Ps. So far this is the only entry that has a categories key (is this missing a name in target?):

  {
    "target": {
      "categories": [
        "Emissions to air",
        "low. pop., long-term"
      ]
    },
    "source": {
      "name": "Cesium-134",
      "categories": [
        "Emissions to air",
        "low. pop."
      ],
      "unit": "kBq"
    }
  }

cmutel commented 6 months ago

The cesium example is correct.

These are data transformations, ie they should be applied to the Flow object in order to get a match.

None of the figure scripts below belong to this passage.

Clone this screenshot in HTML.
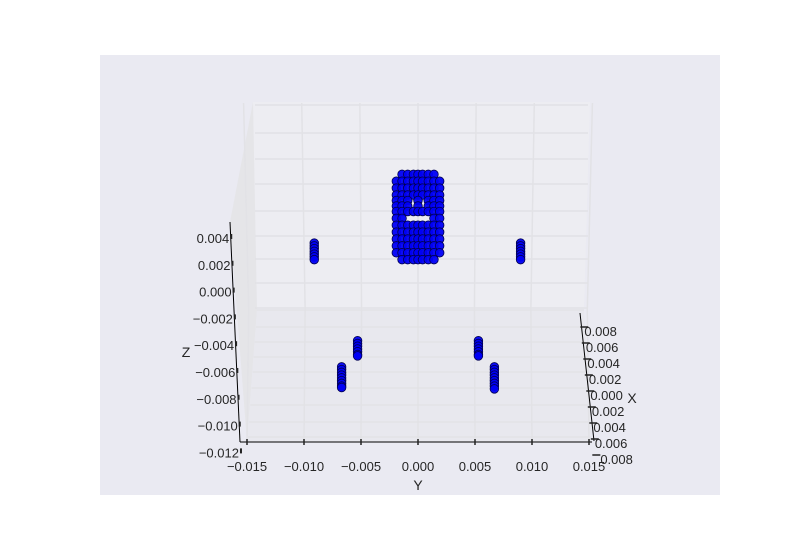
<!DOCTYPE html>
<html><head><meta charset="utf-8"><style>
html,body{margin:0;padding:0;background:#fff;}
svg{display:block;font-family:"Liberation Sans",sans-serif;}
</style></head><body>
<svg id="chart" width="800" height="550" viewBox="0 0 800 550" xmlns="http://www.w3.org/2000/svg">
<rect x="0" y="0" width="800" height="550" fill="#ffffff"/>
<rect x="100" y="55" width="620" height="440" fill="#eaeaf2"/>
<polygon points="253,102 590,102 584,310 257,310" fill="#ededf2"/>
<polygon points="253,102 257,310 247,442 230,222" fill="#e5e5e8"/>
<polygon points="257,310 584,310 592,442 247,442" fill="#e8e8ee"/>
<g id="grid" stroke="#e2e2e6" stroke-width="1.5" fill="none"></g>
<g id="marks"></g>
<g id="axes" font-size="13" fill="#262626"></g>
</svg>
<script>
const yTicks = [-0.015,-0.010,-0.005,0.000,0.005,0.010,0.015];
const yTickLabels = ["\u22120.015","\u22120.010","\u22120.005","0.000","0.005","0.010","0.015"];
const zTicks = [0.004,0.002,0.000,-0.002,-0.004,-0.006,-0.008,-0.010,-0.012];
const zTickLabels = ["0.004","0.002","0.000","\u22120.002","\u22120.004","\u22120.006","\u22120.008","\u22120.010","\u22120.012"];
const xTickLabels = ["0.008","0.006","0.004","0.002","0.000","0.002","0.004","0.006","0.008"];
// car body grid (data coords)
const bodyCols = [-0.0019,-0.0014,-0.0009,-0.0004,0.0000,0.0004,0.0009,0.0014,0.0019];
const bodyRows = [0.0087,0.0082,0.0077,0.0072,0.0068,0.0064,0.0060,0.0055,0.0050,0.0045,0.0040,0.0035,0.0030,0.0025];
const bodyMask = [".#######.","#########","#########","#########","###.#.###","###.#.###","#########","##.....##","#########","#########","#########","#########","#########",".#######."];
// legs (data coords): y position and list of z values
const legY = [-0.0091,0.0090,-0.0053,0.0053,-0.0067,0.0067];
const legZ = [
 [0.0037,0.0035,0.0033,0.0031,0.0029,0.0027,0.0025],
 [0.0037,0.0035,0.0033,0.0031,0.0029,0.0027,0.0025],
 [-0.0034,-0.0036,-0.0038,-0.0040,-0.0042,-0.0044,-0.0045],
 [-0.0034,-0.0036,-0.0038,-0.0040,-0.0042,-0.0044,-0.0045],
 [-0.0053,-0.0055,-0.0057,-0.0059,-0.0061,-0.0063,-0.0065,-0.0067,-0.0068],
 [-0.0053,-0.0055,-0.0057,-0.0059,-0.0061,-0.0063,-0.0065,-0.0067,-0.0069]
];
const NS="http://www.w3.org/2000/svg";
function sx(y){return 418+y*11400;}
function sz(z){return 294-z*13750;}
function mk(tag,attrs,parent){const e=document.createElementNS(NS,tag);for(const k in attrs)e.setAttribute(k,attrs[k]);parent.appendChild(e);return e;}
const grid=document.getElementById('grid'),marks=document.getElementById('marks'),axes=document.getElementById('axes');
[105,133,159,184,211,236,259,283,308].forEach(function(y){const l=mk('line',{x1:255,y1:y,x2:588,y2:y},grid);

});
[310,327,342,357,372,388,405,422,437].forEach(function(y,i){const l=mk('line',{x1:257-i*1.1,y1:y,x2:584+i*0.9,y2:y},grid);

});
yTicks.forEach(function(t){const x=sx(t);
const l=mk('line',{x1:x+(x-418)*0.02,y1:103,x2:x-(x-418)*0.01,y2:310},grid);


const f=mk('line',{x1:x-(x-418)*0.01,y1:310,x2:x,y2:442},grid);

});
function dot(y,z,name){const c=mk('circle',{cx:sx(y),cy:sz(z),r:4.3,fill:'#0000f5',stroke:'#000050','stroke-width':0.8,'fill-opacity':0.95},marks);

}
bodyRows.forEach(function(z,r){bodyCols.forEach(function(y,c){if(bodyMask[r][c]==='#')dot(y,z,'body-point');});});
legY.forEach(function(y,i){legZ[i].forEach(function(z){dot(y,z,'leg-point');});});
const ya=mk('line',{x1:240,y1:442,x2:592,y2:442,stroke:'#000','stroke-width':1},axes);


yTicks.forEach(function(t,i){const x=sx(t);
const tk=mk('line',{x1:x,y1:439,x2:x,y2:445,stroke:'#222','stroke-width':1.5},axes);


const tx=mk('text',{x:x,y:471,'text-anchor':'middle'},axes);tx.textContent=yTickLabels[i];

});
const yl=mk('text',{x:418,y:490,'text-anchor':'middle','font-size':14},axes);yl.textContent='Y';


const za=mk('line',{x1:230,y1:222,x2:240,y2:442,stroke:'#000','stroke-width':1},axes);


zTicks.forEach(function(t,i){const y=238+i*26.8;const x=230.5+(y-222)/220*10;
const tk=mk('line',{x1:x,y1:y-4,x2:x,y2:y+1,stroke:'#222','stroke-width':2},axes);


const tx=mk('text',{x:x-2,y:y+5,'text-anchor':'end'},axes);tx.textContent=zTickLabels[i];

});
const zl=mk('text',{x:186,y:357,'text-anchor':'middle','font-size':14},axes);zl.textContent='Z';


const xa=mk('line',{x1:580,y1:313,x2:594,y2:441,stroke:'#000','stroke-width':1},axes);


xTickLabels.forEach(function(lbl,i){const y=327+i*16;const x=582+(y-313)/128*12;
const tk=mk('line',{x1:x-3,y1:y,x2:x+5,y2:y,stroke:'#222','stroke-width':1.5},axes);


const tx=mk('text',{x:x+1+(i===8?4:0),y:y+9,'text-anchor':'start'},axes);tx.textContent=lbl;

});
const xl=mk('text',{x:632,y:403,'text-anchor':'middle','font-size':14},axes);xl.textContent='X';


</script>
</body></html>
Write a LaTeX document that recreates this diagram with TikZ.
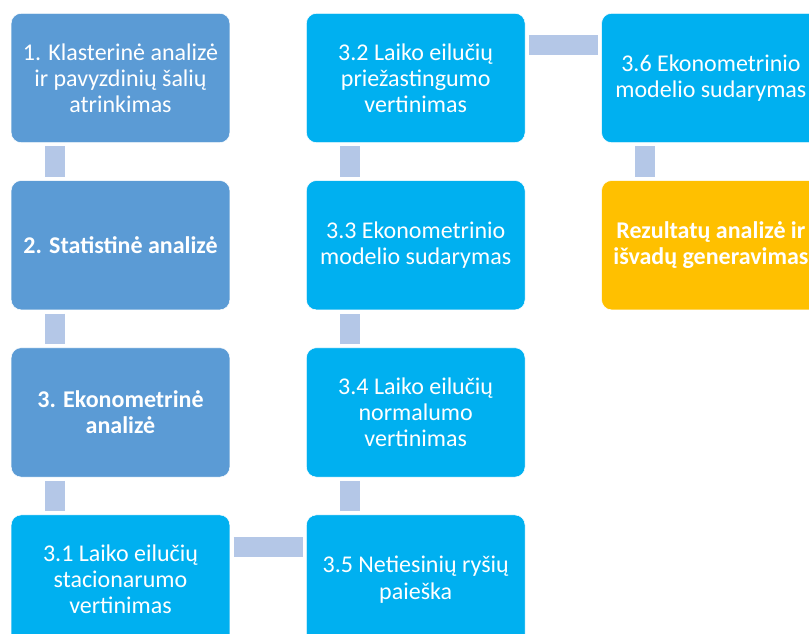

cmutel commented 6 months ago

The model I had in mind is as long as every element in the source matches you apply the transformation in target. Therefore we don't need a context in cases with the transformation should be applied for every possible context is it

fjuniorr commented 6 months ago

These are data transformations, ie they should be applied to the Flow object in order to get a match.

I had not fully understood this until now, but it does make a lot of sense.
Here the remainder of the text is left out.